India’s inflation data

NEW DELHI: Higher food prices pushed India’s retail inflation to an eight-month high in June, government data showed on Monday, dampening hopes of an interest rate cut by the central bank in the near future. Retail prices rose to 5.4 per cent year-on-year in June, higher than the 5.01 per cent print in May and the 5.1 per cent annual rise predicted by analysts in a Reuters poll. Food prices were up 5.48 per cent from 4.8 per cent in May. “The surprising factor for CPI to go up was that it was food driven ... we expect the RBI (central bank) to be on hold for now,” said Sonal Varma, India economist at Nomura.

Border trade zone

BEIJING: China and North Korea will open a border trade zone, Chinese state media said on Monday, the latest effort to boost economic ties despite tension between the countries.

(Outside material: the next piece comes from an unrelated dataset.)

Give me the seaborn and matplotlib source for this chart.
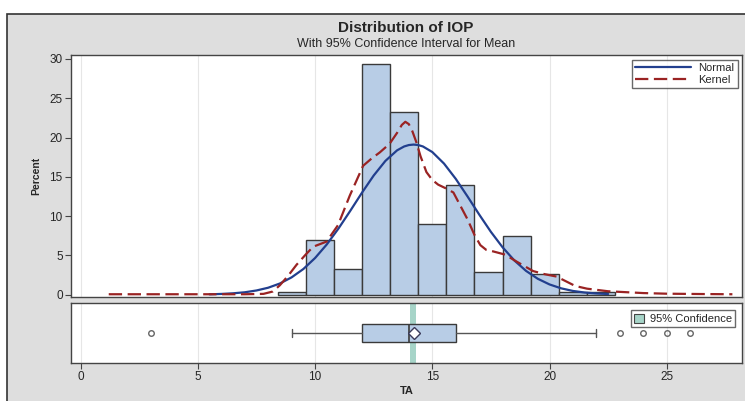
import numpy as np
import pandas as pd
import matplotlib
matplotlib.use("Agg")
import matplotlib.pyplot as plt
from matplotlib.patches import Patch, Rectangle
from matplotlib.lines import Line2D
import seaborn as sns

# histogram of TA (percent per bin)
bin_edges = [8.4, 9.6, 10.8, 12.0, 13.2, 14.4, 15.6, 16.8, 18.0, 19.2, 20.4, 21.6, 22.8]
bin_pct = [0.4, 6.9, 3.3, 29.4, 23.2, 9.0, 13.9, 2.9, 7.5, 2.6, 0.4, 0.4]

# fitted normal curve
normal_x = [5.5, 6.0, 6.5, 7.0, 7.5, 8.0, 8.5, 9.0, 9.5, 10.0, 10.5, 11.0, 11.5, 12.0,
            12.5, 13.0, 13.5, 13.8, 14.0, 14.2, 14.4, 14.6, 15.0, 15.5, 16.0, 16.5, 17.0, 17.5,
            18.0, 18.5, 19.0, 19.5, 20.0, 20.5, 21.0, 21.5, 22.0, 22.5]
normal_y = [0.04, 0.09, 0.17, 0.30, 0.53, 0.88, 1.42, 2.20, 3.26, 4.66, 6.39, 8.42, 10.66, 12.97,
            15.16, 17.02, 18.37, 18.86, 19.04, 19.1, 19.04, 18.86, 18.15, 16.68, 14.74, 12.51, 10.2, 7.99,
            6.02, 4.35, 3.02, 2.02, 1.30, 0.80, 0.47, 0.27, 0.15, 0.08]

# kernel density curve
kernel_x = [1.2, 4.0, 7.0, 7.8, 8.2, 8.5, 8.85, 9.21, 9.6, 9.92, 10.49, 10.98, 11.48, 12.05,
            12.4, 12.76, 13.18, 13.5, 13.7, 13.85, 14.0, 14.15, 14.32, 14.5, 14.75, 15.0, 15.25, 15.6,
            15.9, 16.2, 16.5, 16.8, 17.05, 17.3, 17.6, 18.1, 18.6, 19.3, 19.8, 20.3, 20.7,
            21.1, 21.6, 22.5, 24.0, 25.0, 26.4, 27.8]
kernel_y = [0.05, 0.05, 0.05, 0.1, 0.4, 1.2, 2.4, 3.8, 5.1, 6.1, 6.75, 8.85, 12.6, 16.4,
            17.3, 18.1, 19.2, 20.6, 21.6, 22.0, 21.7, 20.8, 19.4, 17.6, 15.6, 14.6, 14.0, 13.5,
            13.0, 11.3, 9.6, 7.6, 6.3, 5.7, 5.5, 5.1, 4.2, 3.0, 2.6, 2.3, 1.7,
            1.1, 0.76, 0.43, 0.2, 0.12, 0.08, 0.05]

# box plot summary
box_stats = dict(q1=12.0, med=14.0, q3=16.0, whislo=9.0, whishi=22.0, mean=14.2)
outliers = [3, 23, 24, 25, 26]
ci_mean = (14.07, 14.29)

x_ticks = [0, 5, 10, 15, 20, 25]
y_ticks = [0, 5, 10, 15, 20, 25, 30]

sns.set_style("white")
plt.rcParams['font.family'] = ['Liberation Sans', 'DejaVu Sans']

W, H = 745, 401
fig = plt.figure(figsize=(W / 100, H / 100), dpi=100, facecolor='white')
fig.patches.append(Rectangle((7 / W, -0.05), 1.1, 1 - 14 / H + 0.05, transform=fig.transFigure,
                             facecolor='#dedede', edgecolor='#333333', lw=1.2, zorder=-10))

def fx(px):
    return px / W

def fy(py):
    return 1 - py / H

ax = fig.add_axes([fx(71), fy(297), fx(742) - fx(71), fy(55) - fy(297)])
ax2 = fig.add_axes([fx(71), fy(363), fx(742) - fx(71), fy(303) - fy(363)])

centers = [(a + b) / 2 for a, b in zip(bin_edges[:-1], bin_edges[1:])]
hist_df = pd.DataFrame({'TA': centers, 'pct': bin_pct})
sns.histplot(data=hist_df, x='TA', weights='pct', bins=bin_edges, ax=ax,
             color='#b8cde6', edgecolor='#3a3a3a', linewidth=1.0, alpha=1.0)

sns.lineplot(x=normal_x, y=normal_y, ax=ax, color='#223f8e', lw=1.6, sort=False)
sns.lineplot(x=kernel_x, y=kernel_y, ax=ax, color='#9a2323', lw=1.6, sort=False)
ax.lines[-1].set_linestyle((0, (6, 2.5)))

xmin, xmax = -0.41, 28.21
for a in (ax, ax2):
    a.set_xlim(xmin, xmax)
    a.set_facecolor('white')
    a.grid(axis='x', color='#e6e6e6', lw=0.8)
    a.grid(axis='y', visible=False)
    a.set_axisbelow(True)
    for s in a.spines.values():
        s.set_color('#444444')
        s.set_linewidth(1.0)
        s.set_visible(True)

ax.set_ylim(-0.3, 30.5)
ax.set_yticks(y_ticks)
ax.set_xticks(x_ticks)
ax.tick_params(axis='x', bottom=False, labelbottom=False)
ax.tick_params(axis='y', left=True, direction='out', length=4, width=0.8,
               color='#444444', labelsize=8.5, pad=2)
ax.set_xlabel('')
ax.set_ylabel('Percent', fontsize=7.5, fontweight='bold', labelpad=6)

leg_handles = [Line2D([], [], color='#223f8e', lw=1.6),
               Line2D([], [], color='#9a2323', lw=1.6, ls=(0, (6, 2.5)))]
leg = ax.legend(leg_handles, ['Normal', 'Kernel'], loc='upper right', fontsize=8,
                handlelength=5.0, frameon=True, fancybox=False, borderpad=0.3,
                labelspacing=0.15, handletextpad=0.7, borderaxespad=0.3,
                bbox_to_anchor=(0.9985, 0.993))
leg.get_frame().set_edgecolor('#444444')
leg.get_frame().set_linewidth(1.0)

# bottom panel: box plot with 95% CI band for the mean
ax2.set_ylim(-1, 1)
ax2.axvspan(ci_mean[0], ci_mean[1], color='#a6d4c8', zorder=0.5, lw=0)
stats = dict(box_stats, fliers=outliers)
ax2.bxp([stats], positions=[0], vert=False, widths=0.6, showmeans=True,
        patch_artist=True, capwidths=0.26,
        boxprops=dict(facecolor='#b8cde6', edgecolor='#3a3a3a', lw=1.0),
        medianprops=dict(color='#3a3a3a', lw=1.2),
        whiskerprops=dict(color='#555555', lw=1.0),
        capprops=dict(color='#555555', lw=1.0),
        meanprops=dict(marker='D', markerfacecolor='white', markeredgecolor='#3a3a5a',
                       markersize=6.5, markeredgewidth=1.0),
        flierprops=dict(marker='o', markerfacecolor='none', markeredgecolor='#666666',
                        markersize=4, markeredgewidth=1.0))
ax2.set_yticks([])
ax2.set_xticks(x_ticks)
ax2.set_xticklabels([str(t) for t in x_ticks])
ax2.tick_params(axis='x', bottom=True, direction='out', length=4, width=0.8,
                color='#444444', labelsize=8.5, pad=2)
ax2.set_xlabel('TA', fontsize=8, fontweight='bold', labelpad=2)

leg2 = ax2.legend([Patch(facecolor='#a6d4c8', edgecolor='#444444', lw=0.8)], ['95% Confidence'],
                  loc='upper right', fontsize=8, frameon=True, fancybox=False,
                  handlelength=0.9, handleheight=0.9, borderpad=0.3, handletextpad=0.5,
                  bbox_to_anchor=(0.9985, 0.97))
leg2.get_frame().set_edgecolor('#444444')
leg2.get_frame().set_linewidth(1.0)

fig.text(fx(406), fy(28), 'Distribution of IOP', ha='center', va='center',
         fontsize=11, fontweight='bold')
fig.text(fx(406), fy(44), 'With 95% Confidence Interval for Mean', ha='center', va='center',
         fontsize=9)

fig.savefig('out.png', dpi=100, facecolor=fig.get_facecolor())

The Guomenwan trade zone in the northeastern Chinese city of Dandong, in Liaoning province, is expected to open in October, the official Xinhua news agency reported, citing city trade officials who said the plan had been approved. ‘Residents living within 20 km of the border will be able to exchange commodities’ with people from North Korea on a duty-free basis, of up to 8,000 yuan ($1,288) a day, Xinhua said.

REIT ‘death cross’

TOKYO: A ‘death cross’ has formed over Japanese real estate investment trusts (REITs) for the first time in Shinzo Abe’s two-and-a-half year reign as prime minister, fuelling speculation a bear market is imminent and equities are about to get hit. The Tokyo Stock Exchange’s REIT index plunged to an eight-month low last week, causing its 20-day moving average to fall below the 200-day moving average and creating the so-called death cross on technical charts. Large sell orders, most likely from Japanese investors, were the main culprit behind the fall, a trader said.

MPLX to expand

NEW YORK: MPLX LP, the pipeline unit of Marathon Petroleum, said Monday it was buying natural gas processor MarkWest Energy Partners for $15.8 billion in cash and shares. MPLX, a partnership which operates about 2,900 miles (4,670 km) of pipeline across the US Midwest, said the deal would give it control of the country’s second-largest natural gas processor.